For a full metadata example and description, see the File Output documentation.
- type: elasticsearch_output
settings:
index:
type: daily
prefix: mytenant-archive-
document_json_field: metadata
batch_size: 1
reindex_failed_documents: true
error_index:
type: daily
prefix: mytenant-archive-errors
subscribe:
- component: file_output
stream: metadatas
We can only insist on how important this step is. Indexing metadata is mandatory for extraction and exploration. Getting this metadata back is extremely complicated, if not impossible, and extracting non-indexed archives always leads to trouble.
Full Example¶
Here's an example of a punchline storing csv with gzip compression into minio.
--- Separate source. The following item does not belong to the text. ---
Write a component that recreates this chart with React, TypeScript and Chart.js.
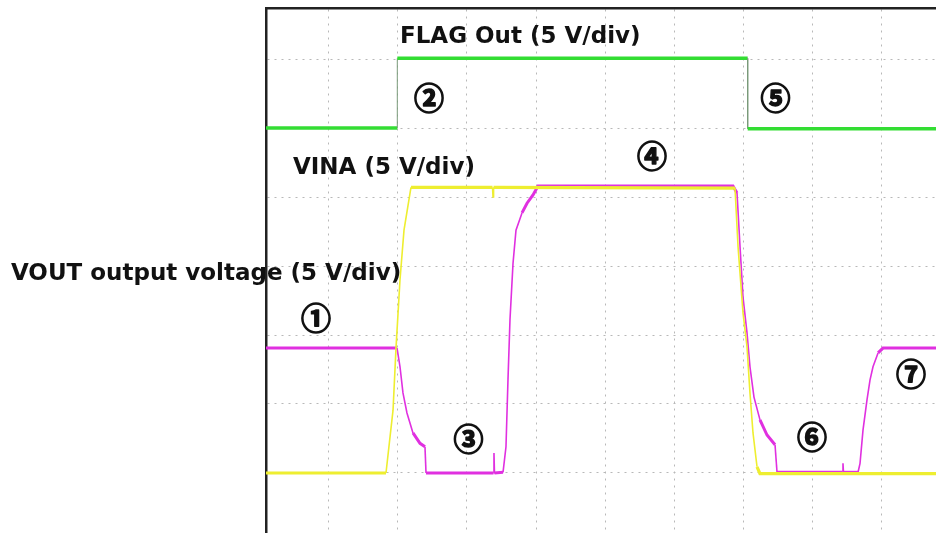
import React, { useEffect, useRef } from "react";
import { Chart, registerables } from "chart.js";

Chart.register(...registerables);

// Axis units: divisions (x: time div, y: 5 V/div)
const xRange = [0.087, 9.797];
const yRange = [-0.87, 6.74];
const xGridTicks = [1, 2, 3, 4, 5, 6, 7, 8, 9];
const yGridTicks = [0, 1, 2, 3, 4, 5, 6];

// FLAG Out trace
const flagX = [0.087, 1.99, 1.99, 7.068, 7.068, 9.797];
const flagY = [5.0, 5.0, 6.01, 6.01, 4.99, 4.99];

// VINA trace
const vinaX = [0.087, 1.826, 1.928, 1.971, 2.029, 2.087, 2.188, 3.37, 3.377, 3.385, 6.884, 6.928, 7.0, 7.058, 7.101, 7.145, 7.203, 7.246, 9.797];
const vinaY = [0.0, 0.0, 0.91, 1.81, 2.8, 3.52, 4.14, 4.14, 4.0, 4.14, 4.13, 3.28, 2.32, 1.83, 1.16, 0.58, 0.09, -0.01, -0.01];

// VOUT trace
const voutX = [0.087, 1.986, 2.029, 2.072, 2.13, 2.217, 2.319, 2.391, 2.406, 3.384, 3.391, 3.398, 3.522, 3.565, 3.594, 3.623, 3.667, 3.71, 3.797, 3.87, 3.957, 4.029, 6.855, 6.913, 6.957, 7.0, 7.058, 7.101, 7.159, 7.246, 7.348, 7.464, 7.493, 8.442, 8.449, 8.456, 8.667, 8.696, 8.739, 8.797, 8.841, 8.884, 8.957, 9.029, 9.797];
const voutY = [1.81, 1.81, 1.54, 1.16, 0.87, 0.58, 0.43, 0.38, 0.0, 0.0, 0.29, 0.0, 0.01, 0.38, 1.35, 2.22, 3.04, 3.52, 3.77, 3.91, 4.03, 4.16, 4.16, 4.06, 3.28, 2.55, 2.03, 1.54, 1.1, 0.77, 0.55, 0.41, 0.01, 0.01, 0.14, 0.01, 0.01, 0.14, 0.62, 1.06, 1.35, 1.54, 1.74, 1.81, 1.81];

// Annotation labels
const titleTexts = ["FLAG Out (5 V/div)", "VINA (5 V/div)", "VOUT output voltage (5 V/div)"];
const titleX = [2.029, 0.478, -3.609];
const titleY = [6.232, 4.333, 2.797];

const markTexts = ["①", "②", "③", "④", "⑤", "⑥", "⑦"];
const markX = [0.812, 2.449, 3.022, 5.681, 7.471, 8.0, 9.435];
const markY = [2.246, 5.435, 0.493, 4.594, 5.442, 0.529, 1.445];

const toPoints = (xs: number[], ys: number[]) => xs.map((x, i) => ({ x, y: ys[i] }));

const steep = (ctx: any) => {
  const dx = Math.abs(ctx.p1.x - ctx.p0.x);
  const dy = Math.abs(ctx.p1.y - ctx.p0.y);
  return dy > 2.5 * dx;
};

const labelPlugin = {
  id: "labels",
  afterDatasetsDraw(chart: any) {
    const { ctx, scales } = chart;
    const xs = scales.x;
    const ys = scales.y;
    ctx.save();
    ctx.fillStyle = "#111";
    ctx.strokeStyle = "#111";
    ctx.font = 'bold 23px "DejaVu Sans"';
    ctx.textAlign = "left";
    ctx.textBaseline = "alphabetic";
    titleTexts.forEach((t, i) => {
      ctx.fillText(t, xs.getPixelForValue(titleX[i]), ys.getPixelForValue(titleY[i]));
    });
    ctx.font = 'bold 30px "Noto Sans CJK JP"';
    ctx.textAlign = "center";
    ctx.textBaseline = "middle";
    ctx.lineWidth = 1.4;
    ctx.lineJoin = "round";
    markTexts.forEach((t, i) => {
      const px = xs.getPixelForValue(markX[i]);
      const py = ys.getPixelForValue(markY[i]);
      ctx.fillText(t, px, py);
      ctx.strokeText(t, px, py);
    });
    ctx.restore();
  },
};

export default function App() {
  const ref = useRef<HTMLCanvasElement | null>(null);
  useEffect(() => {
    if (!ref.current) return;
    const chart = new Chart(ref.current, {
      type: "line",
      data: {
        datasets: [
          {
            label: "VINA",
            data: toPoints(vinaX, vinaY),
            borderColor: "#eeee30",
            borderWidth: 3,
            pointRadius: 0,
            tension: 0,
            segment: {
              borderWidth: (c: any) => (steep(c) ? 1.6 : 3.2),
            },
          },
          {
            label: "VOUT",
            data: toPoints(voutX, voutY),
            borderColor: "#e030e0",
            borderWidth: 3,
            pointRadius: 0,
            tension: 0,
            segment: {
              borderWidth: (c: any) => (steep(c) ? 1.6 : 3),
            },
          },
          {
            label: "FLAG",
            data: toPoints(flagX, flagY),
            borderColor: "#33dd33",
            borderWidth: 3.5,
            pointRadius: 0,
            tension: 0,
            segment: {
              borderWidth: (c: any) => (steep(c) ? 1 : 3.5),
              borderColor: (c: any) => (steep(c) ? "#7a9a7a" : "#33dd33"),
            },
          },
        ],
      },
      options: {
        animation: false,
        responsive: true,
        maintainAspectRatio: false,
        layout: { padding: { left: 266, top: 8, right: 0, bottom: 0 } },
        plugins: { legend: { display: false }, tooltip: { enabled: false } },
        scales: {
          x: {
            type: "linear",
            position: "top",
            min: xRange[0],
            max: xRange[1],
            afterBuildTicks: (s: any) => {
              s.ticks = xGridTicks.map((v) => ({ value: v }));
            },
            ticks: { display: false },
            grid: { color: "#b8b8b8", lineWidth: 1, drawTicks: false },
            border: { display: true, color: "#222", width: 2.5, dash: [2, 5] },
          },
          y: {
            type: "linear",
            position: "left",
            min: yRange[0],
            max: yRange[1],
            afterBuildTicks: (s: any) => {
              s.ticks = yGridTicks.map((v) => ({ value: v }));
            },
            ticks: { display: false },
            grid: { color: "#b8b8b8", lineWidth: 1, drawTicks: false },
            border: { display: true, color: "#222", width: 2.5, dash: [2, 5] },
          },
        },
      },
      plugins: [labelPlugin],
    } as any);
    return () => chart.destroy();
  }, []);
  return (
    <div style={{ position: "fixed", left: 0, top: 0, width: 936, height: 533, background: "#fff" }}>
      <canvas ref={ref} />
    </div>
  );
}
Data extracted from kafka contains three
fields ip
, _ppf_id
and _ppf_timestamp
:
version: "6.0"
type: punchline
runtime: storm
tenant: mytenant
channel: ip_detection
dag:
- type: kafka_input
settings:
topic: ip_adresses_topic
start_offset_strategy: last_committed
publish:
- stream: logs
fields:
- ip
- _ppf_id
- _ppf_timestamp
- _ppf_partition_id
- _ppf_partition_offset
- type: file_output
settings:
destination: http://127.0.0.1:9000
access_key: minioadmin
secret_key: minioadmin
pool: mytenant
topic: ip_detection
tags:
- ip
file_prefix_pattern: %{topic}/%{tag:ip}/%{date:YYYY-MM}/puncharchive-%{partition}-%{offset}
batch_size: 10000
batch_expiration_timeout: 30s
batch_life_timeout: 10m
fields:
- ip
- _ppf_id
- _ppf_timestamp
encoding: csv
compression_format: gzip
separator: __|__
timestamp_field: _ppf_timestamp
subscribe:
- component: kafka_input
stream: logs
publish:
- stream: metadatas
fields:
- metadata
- type: elasticsearch_output
settings:
index:
type: daily
prefix: mytenant-archive-
document_json_field: metadata
batch_size: 1
reindex_failed_documents: true
error_index:
type: daily
prefix: mytenant-archive-errors
subscribe:
- component: file_output
stream: metadatas
metrics:
reporters:
- type: kafka
Monitoring¶
Once our punchline configured and started, we may want to have some insight on how it's running. The File Output node provides a few key metrics to understand how the archiving is doing :
- The amount of Batches flushed
- The amount of Tuple processed. Note that this metric increase for every tuple processed, even if its batch has not been flushed yet.
- The amount of data written. This indicates the bytes flushed.
- The amount of tuple per batch. This allows you to monitor if your batch filling is optimized, or if you need to set a different timeout or batch size to reach the batch filling you want.
- The tuple processing time. A quick insight on the time require to process a tuple.
- The batch flushing time. A quick insight on the time require to flush a batch. This can highlight some I/O issues when writing to your device, for example.
- The compression rate. Allow you to check the compression efficiency. Of course, this is only updated when flushing a batch.
To use these metrics, make sure you include a Kafka reporter in your punchline configuration, as shown in the previous example :
metrics:
reporters:
- type: kafka
channelctl --tenant platform start --channel monitoring
To check on these metrics, a dashboard is provided with the punch resources.
You can import it using the punchplatform-setup-kibana.sh
command :
punchplatform-setup-kibana.sh --import --pattern archiving_monitoring.ndjson
Now, you should find this dashboard in kibana.
You can select a Pool and Topic to have more precise information.